_What the task requires:_ Repeat, exactly, the run of lines that opens with the line containing "Convert this chart" and closes with the line containing "line.set_clip_on(False)", and leave all other lines out.

_Records shown:_
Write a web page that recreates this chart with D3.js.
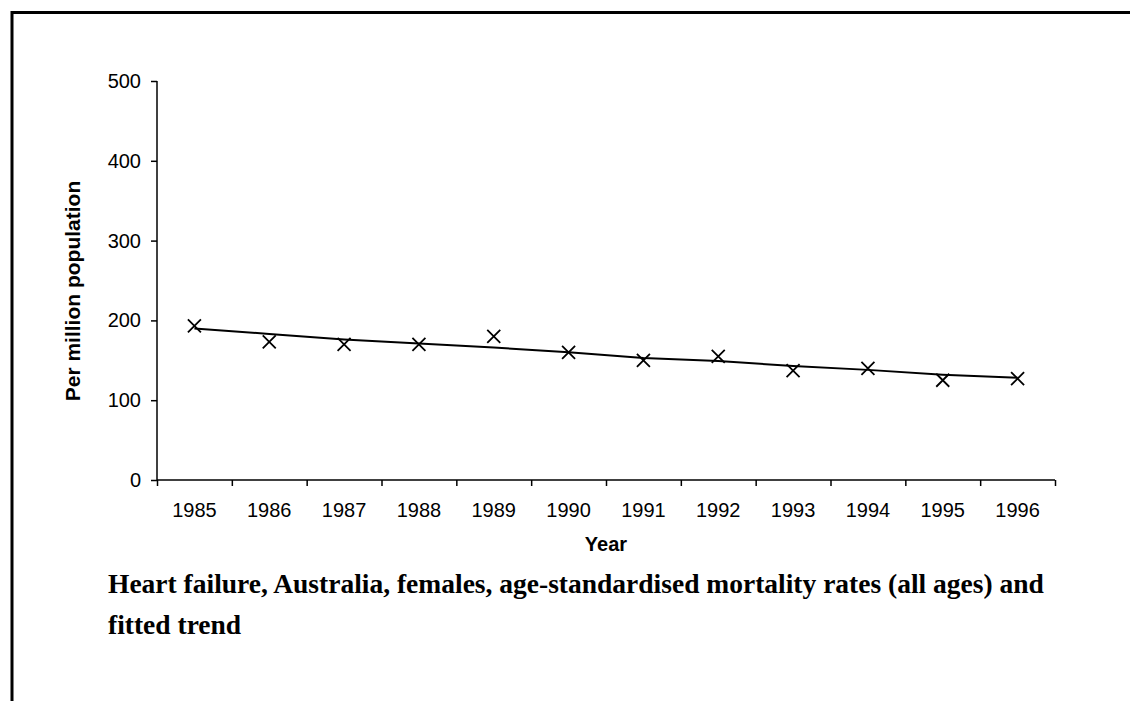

---

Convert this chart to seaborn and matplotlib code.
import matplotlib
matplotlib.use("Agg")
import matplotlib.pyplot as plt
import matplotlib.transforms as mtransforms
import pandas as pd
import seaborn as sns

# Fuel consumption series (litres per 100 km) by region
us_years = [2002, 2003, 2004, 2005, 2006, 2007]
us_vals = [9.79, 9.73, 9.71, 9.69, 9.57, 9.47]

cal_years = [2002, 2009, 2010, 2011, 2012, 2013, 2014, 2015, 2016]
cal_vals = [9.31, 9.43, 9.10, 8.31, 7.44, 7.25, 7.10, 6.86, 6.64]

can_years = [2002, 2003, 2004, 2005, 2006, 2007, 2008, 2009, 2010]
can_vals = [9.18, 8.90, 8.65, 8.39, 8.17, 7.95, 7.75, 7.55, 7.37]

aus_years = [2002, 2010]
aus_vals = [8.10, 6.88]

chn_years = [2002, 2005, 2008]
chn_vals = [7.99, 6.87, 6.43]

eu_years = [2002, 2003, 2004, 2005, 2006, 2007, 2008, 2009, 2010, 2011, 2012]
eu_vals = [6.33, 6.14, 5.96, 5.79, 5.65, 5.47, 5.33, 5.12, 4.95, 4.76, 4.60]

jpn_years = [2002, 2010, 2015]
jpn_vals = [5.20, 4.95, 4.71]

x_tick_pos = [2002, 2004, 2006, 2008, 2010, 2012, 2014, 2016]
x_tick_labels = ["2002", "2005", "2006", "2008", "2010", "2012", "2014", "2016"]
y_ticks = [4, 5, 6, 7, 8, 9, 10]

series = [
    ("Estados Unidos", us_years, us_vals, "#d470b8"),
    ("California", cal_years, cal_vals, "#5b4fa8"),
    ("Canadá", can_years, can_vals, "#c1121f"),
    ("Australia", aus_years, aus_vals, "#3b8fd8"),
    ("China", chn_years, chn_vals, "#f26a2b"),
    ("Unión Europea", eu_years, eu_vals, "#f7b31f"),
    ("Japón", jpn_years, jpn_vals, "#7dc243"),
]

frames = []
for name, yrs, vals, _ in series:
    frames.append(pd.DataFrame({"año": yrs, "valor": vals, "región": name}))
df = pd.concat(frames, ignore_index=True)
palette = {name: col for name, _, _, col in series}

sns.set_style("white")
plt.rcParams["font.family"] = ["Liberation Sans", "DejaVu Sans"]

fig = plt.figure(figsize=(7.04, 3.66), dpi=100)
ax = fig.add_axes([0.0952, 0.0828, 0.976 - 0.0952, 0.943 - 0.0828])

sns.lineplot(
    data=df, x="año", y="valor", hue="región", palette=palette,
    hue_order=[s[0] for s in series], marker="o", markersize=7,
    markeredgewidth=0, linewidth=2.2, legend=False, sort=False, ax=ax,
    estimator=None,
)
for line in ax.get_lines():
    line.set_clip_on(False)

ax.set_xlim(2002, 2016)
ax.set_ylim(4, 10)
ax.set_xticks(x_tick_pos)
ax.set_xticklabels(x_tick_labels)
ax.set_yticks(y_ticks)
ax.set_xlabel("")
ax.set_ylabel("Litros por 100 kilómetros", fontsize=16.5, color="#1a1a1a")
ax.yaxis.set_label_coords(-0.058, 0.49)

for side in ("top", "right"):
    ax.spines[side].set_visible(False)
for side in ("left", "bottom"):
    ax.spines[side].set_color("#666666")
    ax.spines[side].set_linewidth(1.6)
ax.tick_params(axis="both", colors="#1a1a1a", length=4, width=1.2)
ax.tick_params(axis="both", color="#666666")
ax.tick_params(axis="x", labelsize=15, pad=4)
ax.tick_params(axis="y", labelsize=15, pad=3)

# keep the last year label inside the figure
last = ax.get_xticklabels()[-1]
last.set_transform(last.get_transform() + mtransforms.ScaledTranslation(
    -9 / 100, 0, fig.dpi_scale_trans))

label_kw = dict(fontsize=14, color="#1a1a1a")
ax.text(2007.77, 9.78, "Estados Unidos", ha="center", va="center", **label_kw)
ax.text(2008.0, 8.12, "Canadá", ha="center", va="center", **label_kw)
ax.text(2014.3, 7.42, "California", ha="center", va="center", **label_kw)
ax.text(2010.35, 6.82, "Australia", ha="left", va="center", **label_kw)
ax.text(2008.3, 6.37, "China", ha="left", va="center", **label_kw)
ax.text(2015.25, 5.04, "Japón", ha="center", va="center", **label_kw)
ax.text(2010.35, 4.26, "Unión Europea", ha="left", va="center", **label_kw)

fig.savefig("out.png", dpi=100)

_Finished answer:_
Convert this chart to seaborn and matplotlib code.
import matplotlib
matplotlib.use("Agg")
import matplotlib.pyplot as plt
import matplotlib.transforms as mtransforms
import pandas as pd
import seaborn as sns

# Fuel consumption series (litres per 100 km) by region
us_years = [2002, 2003, 2004, 2005, 2006, 2007]
us_vals = [9.79, 9.73, 9.71, 9.69, 9.57, 9.47]

cal_years = [2002, 2009, 2010, 2011, 2012, 2013, 2014, 2015, 2016]
cal_vals = [9.31, 9.43, 9.10, 8.31, 7.44, 7.25, 7.10, 6.86, 6.64]

can_years = [2002, 2003, 2004, 2005, 2006, 2007, 2008, 2009, 2010]
can_vals = [9.18, 8.90, 8.65, 8.39, 8.17, 7.95, 7.75, 7.55, 7.37]

aus_years = [2002, 2010]
aus_vals = [8.10, 6.88]

chn_years = [2002, 2005, 2008]
chn_vals = [7.99, 6.87, 6.43]

eu_years = [2002, 2003, 2004, 2005, 2006, 2007, 2008, 2009, 2010, 2011, 2012]
eu_vals = [6.33, 6.14, 5.96, 5.79, 5.65, 5.47, 5.33, 5.12, 4.95, 4.76, 4.60]

jpn_years = [2002, 2010, 2015]
jpn_vals = [5.20, 4.95, 4.71]

x_tick_pos = [2002, 2004, 2006, 2008, 2010, 2012, 2014, 2016]
x_tick_labels = ["2002", "2005", "2006", "2008", "2010", "2012", "2014", "2016"]
y_ticks = [4, 5, 6, 7, 8, 9, 10]

series = [
    ("Estados Unidos", us_years, us_vals, "#d470b8"),
    ("California", cal_years, cal_vals, "#5b4fa8"),
    ("Canadá", can_years, can_vals, "#c1121f"),
    ("Australia", aus_years, aus_vals, "#3b8fd8"),
    ("China", chn_years, chn_vals, "#f26a2b"),
    ("Unión Europea", eu_years, eu_vals, "#f7b31f"),
    ("Japón", jpn_years, jpn_vals, "#7dc243"),
]

frames = []
for name, yrs, vals, _ in series:
    frames.append(pd.DataFrame({"año": yrs, "valor": vals, "región": name}))
df = pd.concat(frames, ignore_index=True)
palette = {name: col for name, _, _, col in series}

sns.set_style("white")
plt.rcParams["font.family"] = ["Liberation Sans", "DejaVu Sans"]

fig = plt.figure(figsize=(7.04, 3.66), dpi=100)
ax = fig.add_axes([0.0952, 0.0828, 0.976 - 0.0952, 0.943 - 0.0828])

sns.lineplot(
    data=df, x="año", y="valor", hue="región", palette=palette,
    hue_order=[s[0] for s in series], marker="o", markersize=7,
    markeredgewidth=0, linewidth=2.2, legend=False, sort=False, ax=ax,
    estimator=None,
)
for line in ax.get_lines():
    line.set_clip_on(False)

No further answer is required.